Со времен «Урфина Джюса» отношение Ильи к Шуре варьировалось от умеренной отвратительности до полной ненависти. С искусственно-национальным привкусом. Как только Илья вспоминал о Пантыкине, он становится антисемитом, хотя и ненадолго, потому что долго вспоминать о Пантыкине он не мог, а как только Илья забывал о Пантыкине, это проходило.
Иногда Илья шел с Шурой на мировую, но мне всегда казалось, с одной целью — чтобы потом с ним разлаяться, что он всегда проделывал с исключительным наслаждением. И потом долго, сладострастно Пантыкина материл. Совершенно незаслуженно, кстати… Это были «старые раны», что-то из прошлого, труднообъяснимое, немотивированное — подростковые травмы, которые по молодости легко забываются, но болят потом всю жизнь.
Александр Пантыкин и Илья Кормильцев. Фото Андрея Токарева
Нетрудно понять, что на сей раз все кончилось тем же — вчера мы еще писали «Франкенштейна», а сегодня Илья объявляет, что они опять расплевались. Ладно, сели пить. И говорить почему-то начали о пьесе Грибоедова «Горе от ума».
Пьеса блистательная, были фильмы, были постановки; и всегда оставалось подозрение — что-то тут не так. О чем пьеса? Со школы всем втемяшивали, что это критика гнилого царского режима. И всегда это было неубедительно. Чего-то не хватало — не в собственно пьесе, но в понимании пьесы. В общем, сидели мы, вяловато перебирали все, что о ней знаем, как вдруг Илья смолк, поднял палец и сказал: «Блин! Он же единственный среди них москвич! Грибоедов!»…

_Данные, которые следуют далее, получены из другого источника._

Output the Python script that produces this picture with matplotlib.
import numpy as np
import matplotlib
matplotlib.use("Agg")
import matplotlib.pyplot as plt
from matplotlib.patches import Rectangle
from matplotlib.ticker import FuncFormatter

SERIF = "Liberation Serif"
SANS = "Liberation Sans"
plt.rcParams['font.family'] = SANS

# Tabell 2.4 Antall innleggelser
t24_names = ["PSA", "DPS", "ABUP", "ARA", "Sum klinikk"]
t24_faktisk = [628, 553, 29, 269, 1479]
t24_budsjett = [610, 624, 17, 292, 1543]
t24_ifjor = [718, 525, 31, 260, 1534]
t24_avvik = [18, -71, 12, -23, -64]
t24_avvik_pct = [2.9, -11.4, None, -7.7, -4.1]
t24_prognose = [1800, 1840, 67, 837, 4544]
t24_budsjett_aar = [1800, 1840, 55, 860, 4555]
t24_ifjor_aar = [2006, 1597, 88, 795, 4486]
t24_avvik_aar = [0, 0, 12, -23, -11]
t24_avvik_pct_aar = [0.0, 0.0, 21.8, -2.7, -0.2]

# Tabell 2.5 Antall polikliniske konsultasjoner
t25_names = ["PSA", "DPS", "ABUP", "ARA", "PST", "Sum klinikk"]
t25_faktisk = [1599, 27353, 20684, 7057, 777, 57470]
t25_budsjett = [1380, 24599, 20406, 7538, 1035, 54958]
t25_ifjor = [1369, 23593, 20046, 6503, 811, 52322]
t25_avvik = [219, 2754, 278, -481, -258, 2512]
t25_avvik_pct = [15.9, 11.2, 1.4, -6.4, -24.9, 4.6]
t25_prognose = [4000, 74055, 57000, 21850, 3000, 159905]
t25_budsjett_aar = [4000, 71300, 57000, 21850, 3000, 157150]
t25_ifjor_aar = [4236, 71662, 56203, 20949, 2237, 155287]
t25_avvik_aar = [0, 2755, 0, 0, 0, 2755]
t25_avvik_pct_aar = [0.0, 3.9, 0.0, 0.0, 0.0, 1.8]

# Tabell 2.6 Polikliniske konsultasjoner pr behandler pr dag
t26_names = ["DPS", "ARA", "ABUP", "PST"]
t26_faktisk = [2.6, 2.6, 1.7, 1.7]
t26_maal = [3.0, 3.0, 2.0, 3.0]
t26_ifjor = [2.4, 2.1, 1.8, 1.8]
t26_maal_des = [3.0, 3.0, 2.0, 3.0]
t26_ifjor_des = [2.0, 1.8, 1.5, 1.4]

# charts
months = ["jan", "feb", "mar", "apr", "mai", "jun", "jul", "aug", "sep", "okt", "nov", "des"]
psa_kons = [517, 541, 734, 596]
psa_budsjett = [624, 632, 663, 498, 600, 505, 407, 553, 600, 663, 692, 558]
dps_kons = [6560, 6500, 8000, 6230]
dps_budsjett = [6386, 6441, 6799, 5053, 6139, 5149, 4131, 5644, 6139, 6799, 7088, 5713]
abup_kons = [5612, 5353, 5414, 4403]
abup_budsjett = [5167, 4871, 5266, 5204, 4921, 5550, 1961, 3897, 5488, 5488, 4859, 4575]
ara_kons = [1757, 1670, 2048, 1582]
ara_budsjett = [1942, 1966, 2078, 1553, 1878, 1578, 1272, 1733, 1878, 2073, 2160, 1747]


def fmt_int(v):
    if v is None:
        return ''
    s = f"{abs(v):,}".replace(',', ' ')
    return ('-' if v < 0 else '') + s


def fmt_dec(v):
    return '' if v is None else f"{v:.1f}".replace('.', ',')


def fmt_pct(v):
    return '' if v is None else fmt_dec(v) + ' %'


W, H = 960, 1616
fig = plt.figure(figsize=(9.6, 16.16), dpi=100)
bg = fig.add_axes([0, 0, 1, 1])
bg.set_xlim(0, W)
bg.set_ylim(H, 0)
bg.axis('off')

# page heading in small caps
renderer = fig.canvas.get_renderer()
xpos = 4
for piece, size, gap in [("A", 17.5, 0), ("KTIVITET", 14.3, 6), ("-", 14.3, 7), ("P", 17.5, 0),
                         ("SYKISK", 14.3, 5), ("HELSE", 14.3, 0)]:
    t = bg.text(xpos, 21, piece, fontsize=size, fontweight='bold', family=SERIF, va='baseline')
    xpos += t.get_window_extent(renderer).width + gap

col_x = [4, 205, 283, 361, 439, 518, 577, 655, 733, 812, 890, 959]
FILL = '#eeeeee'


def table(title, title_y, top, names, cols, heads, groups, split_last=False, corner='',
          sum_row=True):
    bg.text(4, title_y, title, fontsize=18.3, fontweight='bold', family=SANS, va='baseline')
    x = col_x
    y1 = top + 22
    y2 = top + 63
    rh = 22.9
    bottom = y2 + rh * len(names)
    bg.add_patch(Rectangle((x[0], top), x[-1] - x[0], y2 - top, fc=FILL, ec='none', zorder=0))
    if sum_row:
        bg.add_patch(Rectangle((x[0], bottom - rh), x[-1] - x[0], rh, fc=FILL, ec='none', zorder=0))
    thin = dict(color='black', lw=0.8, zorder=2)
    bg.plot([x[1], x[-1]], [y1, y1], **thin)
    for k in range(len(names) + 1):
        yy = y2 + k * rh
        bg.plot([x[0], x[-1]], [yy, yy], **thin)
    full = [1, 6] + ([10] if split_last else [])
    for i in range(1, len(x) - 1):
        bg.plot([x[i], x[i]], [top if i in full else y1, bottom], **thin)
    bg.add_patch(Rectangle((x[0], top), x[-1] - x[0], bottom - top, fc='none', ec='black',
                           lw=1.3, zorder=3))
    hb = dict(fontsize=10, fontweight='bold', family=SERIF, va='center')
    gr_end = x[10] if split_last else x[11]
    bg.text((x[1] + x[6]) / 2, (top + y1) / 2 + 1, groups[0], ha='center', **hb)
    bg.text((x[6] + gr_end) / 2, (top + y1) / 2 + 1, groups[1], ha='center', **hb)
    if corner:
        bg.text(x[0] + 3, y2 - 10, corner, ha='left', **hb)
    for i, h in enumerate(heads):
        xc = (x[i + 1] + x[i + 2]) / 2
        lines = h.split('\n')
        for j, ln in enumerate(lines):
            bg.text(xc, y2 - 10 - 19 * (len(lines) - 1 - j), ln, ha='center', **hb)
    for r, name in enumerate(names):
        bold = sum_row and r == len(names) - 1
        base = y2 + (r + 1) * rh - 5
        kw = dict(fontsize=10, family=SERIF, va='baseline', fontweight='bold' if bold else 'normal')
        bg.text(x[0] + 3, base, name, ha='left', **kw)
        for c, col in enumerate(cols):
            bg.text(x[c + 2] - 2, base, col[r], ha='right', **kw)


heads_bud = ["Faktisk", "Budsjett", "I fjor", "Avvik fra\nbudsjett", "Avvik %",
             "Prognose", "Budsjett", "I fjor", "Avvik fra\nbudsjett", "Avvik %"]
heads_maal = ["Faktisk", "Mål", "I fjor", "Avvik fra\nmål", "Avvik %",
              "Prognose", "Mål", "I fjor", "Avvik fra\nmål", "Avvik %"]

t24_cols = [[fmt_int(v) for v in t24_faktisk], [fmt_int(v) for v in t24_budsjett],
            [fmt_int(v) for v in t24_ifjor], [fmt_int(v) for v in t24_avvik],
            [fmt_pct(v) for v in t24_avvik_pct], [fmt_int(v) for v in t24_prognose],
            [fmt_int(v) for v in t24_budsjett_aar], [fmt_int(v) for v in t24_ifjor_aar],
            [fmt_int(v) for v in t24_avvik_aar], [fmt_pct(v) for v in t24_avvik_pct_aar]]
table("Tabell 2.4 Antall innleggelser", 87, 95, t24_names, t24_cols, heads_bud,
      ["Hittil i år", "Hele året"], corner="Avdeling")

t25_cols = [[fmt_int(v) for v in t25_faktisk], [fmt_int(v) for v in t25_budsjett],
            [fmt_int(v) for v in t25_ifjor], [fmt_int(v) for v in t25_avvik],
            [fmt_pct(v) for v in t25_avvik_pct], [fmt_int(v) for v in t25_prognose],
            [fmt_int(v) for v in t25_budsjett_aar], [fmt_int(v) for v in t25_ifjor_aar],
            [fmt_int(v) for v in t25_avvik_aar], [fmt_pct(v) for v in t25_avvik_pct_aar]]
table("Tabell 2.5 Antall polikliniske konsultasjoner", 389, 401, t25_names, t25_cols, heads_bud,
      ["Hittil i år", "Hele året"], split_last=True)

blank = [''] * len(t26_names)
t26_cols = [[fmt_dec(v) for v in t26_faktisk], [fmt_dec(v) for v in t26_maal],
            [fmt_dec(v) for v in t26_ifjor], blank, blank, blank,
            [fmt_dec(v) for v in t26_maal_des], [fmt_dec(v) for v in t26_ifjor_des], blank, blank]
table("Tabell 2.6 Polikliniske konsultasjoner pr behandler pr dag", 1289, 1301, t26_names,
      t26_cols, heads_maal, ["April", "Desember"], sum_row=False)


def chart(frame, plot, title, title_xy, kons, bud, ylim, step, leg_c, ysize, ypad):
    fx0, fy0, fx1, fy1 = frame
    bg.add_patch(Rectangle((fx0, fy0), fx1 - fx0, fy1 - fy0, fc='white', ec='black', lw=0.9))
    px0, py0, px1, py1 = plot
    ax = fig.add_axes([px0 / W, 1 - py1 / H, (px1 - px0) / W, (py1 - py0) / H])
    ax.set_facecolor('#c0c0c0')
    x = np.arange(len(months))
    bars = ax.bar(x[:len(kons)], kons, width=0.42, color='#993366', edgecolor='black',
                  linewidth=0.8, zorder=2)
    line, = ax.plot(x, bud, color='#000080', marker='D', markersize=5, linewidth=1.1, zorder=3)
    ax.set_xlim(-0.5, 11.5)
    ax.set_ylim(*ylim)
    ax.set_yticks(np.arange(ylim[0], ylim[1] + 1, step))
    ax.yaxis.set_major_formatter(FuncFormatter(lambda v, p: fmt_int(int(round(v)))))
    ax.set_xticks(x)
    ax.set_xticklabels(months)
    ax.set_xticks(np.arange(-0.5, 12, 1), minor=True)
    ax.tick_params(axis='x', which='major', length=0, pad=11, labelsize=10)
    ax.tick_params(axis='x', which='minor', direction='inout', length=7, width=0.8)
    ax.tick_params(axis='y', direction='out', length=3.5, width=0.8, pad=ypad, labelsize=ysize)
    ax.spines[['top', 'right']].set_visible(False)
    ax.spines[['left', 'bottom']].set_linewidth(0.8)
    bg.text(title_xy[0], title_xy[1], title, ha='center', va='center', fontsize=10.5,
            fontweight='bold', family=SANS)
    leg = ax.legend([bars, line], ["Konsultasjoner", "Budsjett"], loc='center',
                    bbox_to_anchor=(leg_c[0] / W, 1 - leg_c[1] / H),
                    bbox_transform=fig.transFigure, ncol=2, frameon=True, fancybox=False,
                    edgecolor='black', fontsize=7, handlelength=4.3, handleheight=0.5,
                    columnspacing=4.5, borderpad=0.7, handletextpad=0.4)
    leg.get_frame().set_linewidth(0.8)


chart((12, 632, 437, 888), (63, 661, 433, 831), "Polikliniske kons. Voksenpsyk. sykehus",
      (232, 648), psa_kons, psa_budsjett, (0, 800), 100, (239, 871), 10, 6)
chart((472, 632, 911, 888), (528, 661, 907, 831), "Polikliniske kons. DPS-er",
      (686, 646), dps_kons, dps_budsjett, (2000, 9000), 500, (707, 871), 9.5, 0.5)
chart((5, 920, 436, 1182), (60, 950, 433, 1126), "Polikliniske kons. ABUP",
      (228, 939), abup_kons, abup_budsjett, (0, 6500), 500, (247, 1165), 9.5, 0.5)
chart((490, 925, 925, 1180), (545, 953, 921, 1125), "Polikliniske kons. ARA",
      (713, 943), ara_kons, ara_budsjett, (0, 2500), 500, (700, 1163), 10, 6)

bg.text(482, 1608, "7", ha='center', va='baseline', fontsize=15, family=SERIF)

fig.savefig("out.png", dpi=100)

И это была правда — среди всей золотой литературной молодежи второго-третьего десятилетия 19 века Грибоедов был единственным исконным москвичом.
«Это про Москву пьеса!» — прошипел Илья.
Я крякнул. И было от чего! Москва — единственное в стране место, которое не меняется. Никак и никогда! Может меняться вообще все, однако же Москва остается Москвой, что бы ни происходило с ней и вокруг нее.
И тут у нас в головах всплыл фильм База Лурмана «Ромео + Джульетта», который мы смотрели буквально на днях. А если?! Если Москва не меняется, значит и пьеса не меняется. И Грибоедов никуда не делся!